Common reasons why integrations fail include:
- API deprecation
- Connection timeouts
- Schema changes
- Authentication issues
- Rate limiting
- Provider downtime
Some of these are unavoidable. They’re part of the cost of building software that relies on internet connections. Many could be helped with better communication from API providers, but you can’t count on a heads up every time there is a change.
For example, it’s common for API providers to set rate limits. Their systems need to be able to scale, providing consistent service to all API consumers. It’s also common for API providers to not enforce their rate limits. What happens when that API usage increases? The first thing that API provider’s team does is enable rate limiting. Now your integration, which may never have been tested with these limits, must adapt.

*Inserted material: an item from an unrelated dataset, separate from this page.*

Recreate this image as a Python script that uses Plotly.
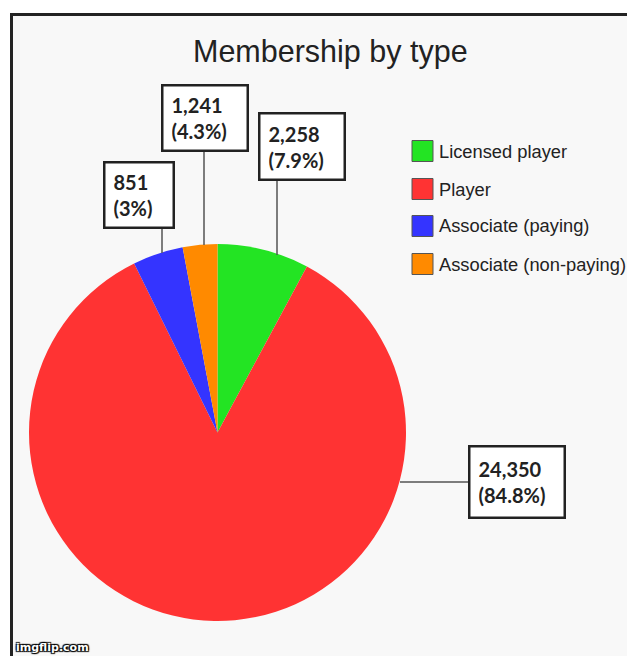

In another example, you might have accidentally integrated against outdated documentation. Your initial tests could pass, but there could be common use cases that behave differently. Now your application might return authentication errors on certain endpoints because scopes have changed. Or, perhaps a common object now returns data in a different schema. These problems can crop up in even the most well-behaved APIs.
Then there are the times when it is the API provider’s fault. Sudden deprecations happen. Unpublished schema changes, uncommunicated downtime and unreliable latency are all real possibilities. They’re spread across all your APIs and you hope to catch them before they become issues in your application.
Hope is not lost in the perpetual struggle against entropy and error messages. There are measures all development teams can take to minimize these failures before they become larger problems. What you need is more visibility into your requests, so you can see what’s working and what’s not.
API monitoring is a common way to keep an eye on metrics like latency, error rates and schema confirmation. Typically, these tools are built with providers in mind who are testing a single point of failure - their own API. But if you’re an API consumer, the problem is compounded with every API you integrate. While you could declare monitors across your stack, they would be running with predetermined data. In addition, they might become outdated as you change how you integrate with APIs.
Instead, Hoss recommends API consumers monitor each request as it happens. When you can look at every API call, you can always find the source of a user’s problem. Even better, widespread issues will come to your attention quickly, meaning you can put your days of learning about API failure from your users in the past.